I love animals. For years I’ve considered volunteering at an animal shelter, but my fear that my heart would break in a thousand different ways kept me away until this past winter. On a whim, I decided to sign-up to voluneer at Ohio Allycat Resource.
The shelter is a nice place, not the dingy wall to wall crates with terrified furry little souls inside I had imagined. Most of the cats are in large rooms filled with toys, soft beds and each room has its own little cat doors out to catios where there’s endless bird and squirrel watching available to them. The fact that this temporary home is so nicely outfitted neutralized my worries about leaving my shifts filled with sadness.
While I worried over how much sadness this weekly ritual would bring, I was surprised to find how much it filled me up to do dirty work with several other people who would squeal at kittens just as much as I do. The work is not at all glamorous, scrubbing litter boxes, scraping kitten poo off the wall, mopping, cleaning dishes, and changing over laundry. And yet there’s something about it that’s feeding my soul.

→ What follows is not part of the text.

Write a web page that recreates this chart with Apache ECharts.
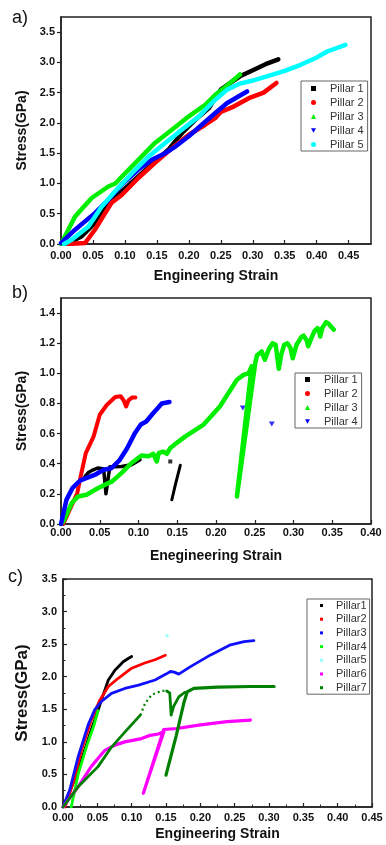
<!DOCTYPE html>
<html><head><meta charset="utf-8">
<script src="https://cdn.jsdelivr.net/npm/echarts@6/dist/echarts.min.js"></script>
<style>html,body{margin:0;padding:0;background:#fff}#c{width:386px;height:845px}</style>
</head><body><div id="c"></div>
<script>
// ---------- Panel a) ----------
const aPillar1 = [[0.005,0],[0.0115,0.016],[0.032,0.125],[0.053,0.35],[0.074,0.68],[0.095,0.87],[0.121,1.115],[0.147,1.36],[0.168,1.556],[0.189,1.83],[0.21,2.05],[0.231,2.24],[0.25,2.55],[0.27,2.7],[0.28,2.77],[0.296,2.85],[0.32,2.97],[0.34,3.05]];
const aPillar2 = [[0.0115,0],[0.0376,0.016],[0.053,0.236],[0.069,0.51],[0.079,0.68],[0.095,0.81],[0.121,1.09],[0.147,1.34],[0.1735,1.58],[0.1995,1.8],[0.2257,1.97],[0.241,2.08],[0.25,2.18],[0.27,2.27],[0.296,2.42],[0.317,2.5],[0.337,2.66]];
const aPillar3 = [[0,0],[0.022,0.455],[0.048,0.76],[0.074,0.95],[0.085,1.0],[0.095,1.11],[0.121,1.39],[0.147,1.67],[0.1735,1.886],[0.1995,2.105],[0.2257,2.3],[0.241,2.46],[0.26,2.62],[0.28,2.8]];
const aPillar4 = [[0,0.016],[0.022,0.236],[0.053,0.51],[0.074,0.73],[0.095,0.98],[0.121,1.23],[0.142,1.39],[0.163,1.5],[0.179,1.61],[0.1995,1.776],[0.2257,2.02],[0.241,2.16],[0.26,2.33],[0.291,2.52]];
const aPillar5 = [[0.005,0],[0.0167,0.07],[0.043,0.29],[0.0638,0.62],[0.0846,0.87],[0.111,1.17],[0.137,1.445],[0.163,1.67],[0.189,1.886],[0.215,2.1],[0.241,2.38],[0.26,2.55],[0.28,2.65],[0.3,2.7],[0.322,2.77],[0.35,2.86],[0.375,2.96],[0.4,3.08],[0.4165,3.18],[0.445,3.29]];

// ---------- Panel b) ----------
const bPillar1a = [[0.031,0.316],[0.035,0.34],[0.04,0.356],[0.048,0.372],[0.055,0.365],[0.058,0.2],[0.063,0.38],[0.07,0.38],[0.078,0.382],[0.091,0.393],[0.102,0.427]];
const bPillar1b = [[0.143,0.161],[0.148,0.27],[0.154,0.39]];
const bPillar1pt = [[0.141,0.415]];
const bPillar2 = [[0.003,0],[0.01,0.08],[0.021,0.206],[0.026,0.33],[0.032,0.47],[0.042,0.58],[0.05,0.725],[0.059,0.79],[0.07,0.843],[0.077,0.848],[0.081,0.82],[0.084,0.78],[0.087,0.82],[0.092,0.84],[0.096,0.84]];
const bPillar3 = [[0,0],[0.003,0.017],[0.014,0.14],[0.022,0.183],[0.033,0.194],[0.048,0.239],[0.066,0.283],[0.078,0.338],[0.091,0.405],[0.104,0.455],[0.113,0.449],[0.119,0.466],[0.1236,0.415],[0.126,0.47],[0.132,0.48],[0.1365,0.466],[0.141,0.504],[0.149,0.537],[0.16,0.58],[0.184,0.66],[0.205,0.78],[0.227,0.957],[0.2355,0.99],[0.242,1.0],[0.246,1.046],[0.227,0.183],[0.2506,1.068],[0.253,1.12],[0.259,1.145],[0.263,1.09],[0.265,1.08],[0.268,1.16],[0.273,1.2],[0.277,1.19],[0.281,1.03],[0.282,1.02],[0.284,1.12],[0.288,1.19],[0.292,1.2],[0.296,1.17],[0.299,1.1],[0.301,1.11],[0.304,1.19],[0.31,1.24],[0.313,1.25],[0.317,1.22],[0.319,1.18],[0.322,1.22],[0.327,1.28],[0.331,1.3],[0.334,1.26],[0.3345,1.245],[0.337,1.3],[0.342,1.34],[0.345,1.33],[0.352,1.29]];
const bPillar4 = [[0,0],[0.007,0.16],[0.015,0.24],[0.025,0.29],[0.035,0.31],[0.045,0.33],[0.055,0.36],[0.065,0.37],[0.075,0.42],[0.085,0.5],[0.095,0.6],[0.103,0.66],[0.11,0.68],[0.118,0.73],[0.125,0.77],[0.13,0.8],[0.14,0.81]];
const bPillar4pts = [[0.2346,0.77],[0.272,0.664]];

// ---------- Panel c) ----------
const cPillar1 = [[0,0],[0.02,0.5],[0.04,1.15],[0.05,1.45],[0.0585,1.72],[0.066,1.95],[0.0756,2.1],[0.0877,2.23],[0.095,2.28],[0.1,2.31]];
const cPillar2 = [[0.003,0],[0.0146,0.36],[0.0268,0.87],[0.041,1.33],[0.0536,1.64],[0.066,1.85],[0.0804,1.976],[0.1,2.13],[0.119,2.21],[0.134,2.26],[0.149,2.33]];
const cPillar3 = [[0,0],[0.0098,0.26],[0.022,0.77],[0.0366,1.26],[0.046,1.49],[0.056,1.62],[0.0706,1.745],[0.09,1.82],[0.11,1.87],[0.134,1.95],[0.15,2.04],[0.1565,2.08],[0.162,2.07],[0.1686,2.04],[0.1857,2.155],[0.215,2.335],[0.244,2.49],[0.2637,2.54],[0.278,2.555]];
const cPillar4 = [[0.012,0],[0.022,0.5],[0.035,0.95],[0.045,1.25],[0.051,1.48]];
const cPillar5 = [[0.1516,2.63]];
const cPillar6 = [[0,0],[0.022,0.31],[0.041,0.62],[0.061,0.87],[0.0756,0.95],[0.09,1.0],[0.1145,1.05],[0.127,1.1],[0.139,1.12],[0.147,1.16],[0.117,0.21],[0.115,0.2],[0.1467,1.19],[0.166,1.205],[0.2,1.26],[0.239,1.31],[0.273,1.335]];
const cPillar7a = [[0,0],[0.022,0.31],[0.051,0.62],[0.0707,0.92],[0.09,1.15],[0.1126,1.41]];
const cPillar7dot = [[0.1126,1.41],[0.1195,1.59],[0.129,1.72],[0.1438,1.785],[0.151,1.78]];
const cPillar7b = [[0.151,1.78],[0.1555,1.75],[0.1575,1.41],[0.161,1.54],[0.1686,1.69],[0.176,1.75],[0.178,1.76]];
const cPillar7c = [[0.15,0.49],[0.165,1.1],[0.176,1.6],[0.181,1.77],[0.1906,1.82],[0.2248,1.84],[0.273,1.85],[0.3075,1.85]];

const FONT = "'Liberation Sans', Arial, sans-serif";
const DOWN_TRI = 'path://M0,0 L10,0 L5,9 Z';

function ln(name, data, color, gi, w, extra) {
  return Object.assign({type:'line', name, data, xAxisIndex:gi, yAxisIndex:gi, symbol:'none', showSymbol:false,
    lineStyle:{color, width:w, cap:'round', join:'round'}, itemStyle:{color}, animation:false, silent:true}, extra||{});
}
function pts(name, data, color, gi, symbol, size) {
  return {type:'scatter', name, data, xAxisIndex:gi, yAxisIndex:gi, symbol, symbolSize:size, itemStyle:{color}, animation:false, silent:true};
}
function xAx(gi, max, name, gap, margin, minor, showMax) {
  return {gridIndex:gi, type:'value', min:0, max, interval:0.05,
    axisLine:{show:true, onZero:false, lineStyle:{color:'#222', width:1.5}},
    axisTick:{show:true, inside:true, length:4, lineStyle:{color:'#222', width:1.2}},
    minorTick: minor ? {show:true, splitNumber:2, length:2.5, lineStyle:{color:'#222', width:1}} : {show:false},
    axisLabel:{margin, fontSize:11, fontWeight:'bold', color:'#111', fontFamily:FONT, formatter:v=>v.toFixed(2), showMaxLabel:showMax, showMinLabel:true, hideOverlap:false},
    splitLine:{show:false}, minorSplitLine:{show:false},
    name, nameLocation:'middle', nameGap:gap, nameTextStyle:{fontSize:14, fontWeight:'bold', color:'#111', fontFamily:FONT}};
}
function yAx(gi, max, interval, name, gap, fs, inside, minor, showMax, dec) {
  return {gridIndex:gi, type:'value', min:0, max, interval,
    axisLine:{show:true, onZero:false, lineStyle:{color:'#222', width:1.5}},
    axisTick:{show:true, inside, length:4, lineStyle:{color:'#222', width:1.2}},
    minorTick: minor ? {show:true, splitNumber:2, length:2.5, lineStyle:{color:'#222', width:1}} : {show:false},
    axisLabel:{margin:6, fontSize:11, fontWeight:'bold', color:'#111', fontFamily:FONT, formatter:v=>v.toFixed(dec), showMaxLabel:showMax, showMinLabel:true, hideOverlap:false},
    splitLine:{show:false}, minorSplitLine:{show:false},
    name, nameLocation:'middle', nameGap:gap, nameTextStyle:{fontSize:fs, fontWeight:'bold', color:'#111', fontFamily:FONT}};
}
const legText = {fontSize:11, color:'#333', fontFamily:FONT, padding:[0,0,0,9], lineHeight:11};

const option = {
  backgroundColor:'#fff',
  animation:false,
  grid:[
    {left:61, top:17, width:310, height:227, show:true, borderColor:'#222', borderWidth:1.5, containLabel:false, outerBoundsMode:'none'},
    {left:61, top:298, width:310, height:226, show:true, borderColor:'#222', borderWidth:1.5, containLabel:false, outerBoundsMode:'none'},
    {left:63, top:579, width:309, height:228, show:true, borderColor:'#222', borderWidth:1.5, containLabel:false, outerBoundsMode:'none'}
  ],
  xAxis:[
    xAx(0, 0.485, 'Engineering Strain', 25, 6, false, false),
    xAx(1, 0.4, 'Enegineering Strain', 25, 3, false, true),
    xAx(2, 0.45, 'Engineering Strain', 20, 5, true, true)
  ],
  yAxis:[
    yAx(0, 3.75, 0.5, 'Stress(GPa)', 30, 14, false, false, false, 1),
    yAx(1, 1.5, 0.2, 'Stress(GPa)', 29, 14, false, false, false, 1),
    yAx(2, 3.5, 0.5, 'Stress(GPa)', 26, 17, true, true, true, 1)
  ],
  legend:[
    {left:301, top:81, orient:'vertical', padding:[2,4,1,10], itemGap:3, itemWidth:5, itemHeight:5,
     borderColor:'#666', borderWidth:1, textStyle:legText, selectedMode:false,
     data:[{name:'Pillar 1', icon:'rect'},{name:'Pillar 2', icon:'circle'},{name:'Pillar 3', icon:'triangle'},{name:'Pillar 4', icon:DOWN_TRI},{name:'Pillar 5', icon:'circle'}]},
    {left:295, top:373, orient:'vertical', padding:[1,4,1,10], itemGap:3, itemWidth:5, itemHeight:5,
     borderColor:'#666', borderWidth:1, textStyle:legText, selectedMode:false,
     data:[{name:'Pillar 1', icon:'rect'},{name:'Pillar 2', icon:'circle'},{name:'Pillar 3', icon:'triangle'},{name:'Pillar 4', icon:DOWN_TRI}]},
    {left:307, top:599, orient:'vertical', padding:[1,3,1,13], itemGap:2.7, itemWidth:3, itemHeight:3,
     borderColor:'#666', borderWidth:1, textStyle:Object.assign({}, legText, {padding:[0,0,0,8]}), selectedMode:false,
     data:[{name:'Pillar1', icon:'rect'},{name:'Pillar2', icon:'rect'},{name:'Pillar3', icon:'rect'},{name:'Pillar4', icon:'rect'},{name:'Pillar5', icon:'rect'},{name:'Pillar6', icon:'rect'},{name:'Pillar7', icon:'rect'}]}
  ],
  graphic:[
    {type:'text', left:12, top:9, style:{text:'a)', font:"18px "+FONT, fill:'#111'}},
    {type:'text', left:12, top:284, style:{text:'b)', font:"18px "+FONT, fill:'#111'}},
    {type:'text', left:8, top:568, style:{text:'c)', font:"18px "+FONT, fill:'#111'}}
  ],
  series:[
    ln('Pillar 1', aPillar1, '#000000', 0, 4.5),
    ln('Pillar 2', aPillar2, '#ff0000', 0, 4.5),
    ln('Pillar 3', aPillar3, '#00ee00', 0, 4.5),
    ln('Pillar 4', aPillar4, '#0000ff', 0, 4.5),
    ln('Pillar 5', aPillar5, '#00ffff', 0, 4.5),

    ln('Pillar 1', bPillar1a, '#000000', 1, 3.5),
    ln('Pillar 1', bPillar1b, '#000000', 1, 3),
    pts('Pillar 1', bPillar1pt, '#000000', 1, 'rect', 4),
    ln('Pillar 2', bPillar2, '#ff0000', 1, 4),
    ln('Pillar 3', bPillar3, '#00ee00', 1, 4.5),
    ln('Pillar 4', bPillar4, '#0000ff', 1, 4.5),
    pts('Pillar 4', bPillar4pts, '#0000ff', 1, DOWN_TRI, [6,5]),

    ln('Pillar1', cPillar1, '#000000', 2, 2.8),
    ln('Pillar2', cPillar2, '#ff0000', 2, 2.8),
    ln('Pillar3', cPillar3, '#1010ff', 2, 2.8),
    ln('Pillar4', cPillar4, '#00ff00', 2, 2.8),
    pts('Pillar5', cPillar5, '#80ffff', 2, 'rect', 3),
    ln('Pillar6', cPillar6, '#ff00ff', 2, 3.2),
    ln('Pillar7', cPillar7a, '#008000', 2, 2.8),
    ln('Pillar7', cPillar7dot, '#008000', 2, 2.2, {lineStyle:{color:'#008000', width:2.2, type:[2,3]}}),
    ln('Pillar7', cPillar7b, '#008000', 2, 2.8),
    ln('Pillar7', cPillar7c, '#008000', 2, 3.2)
  ]
};
const chart = echarts.init(document.getElementById('c'), null, {renderer:'canvas'});
chart.setOption(option);
</script>
</body></html>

When COVID-19 really hit here and Ohio was on lock-down, that group of folks feeding and cleaning up after cats were the only people I would see in person every week apart from my wife. I’d never thought my 2 or 3 days at the office really did much for me, but without it I was feeling the strain of isolation. I didn’t know I needed small social interactions until the pandemic.
Week by week we would clean pounds and pounds of litter, and pause to chat. It was never spoken aloud that we all needed a bit more social interaction, but we would linger over the dishes and check-in with each other. We would have conversations about what the pandemic was like for each of us spread across the hallway. Those weeks that I was feeling the most alone, I looked forward to those shifts.
We’ve negotiated how we can see our friends now, usually outside and at a distance, and I’m feeling less of the strain of isolation. Those cats and the folks caring for those cats really helped carry me through those tough weeks. That routine felt like the one sure thing I could hang on to for a couple months. And I am tremendously grateful.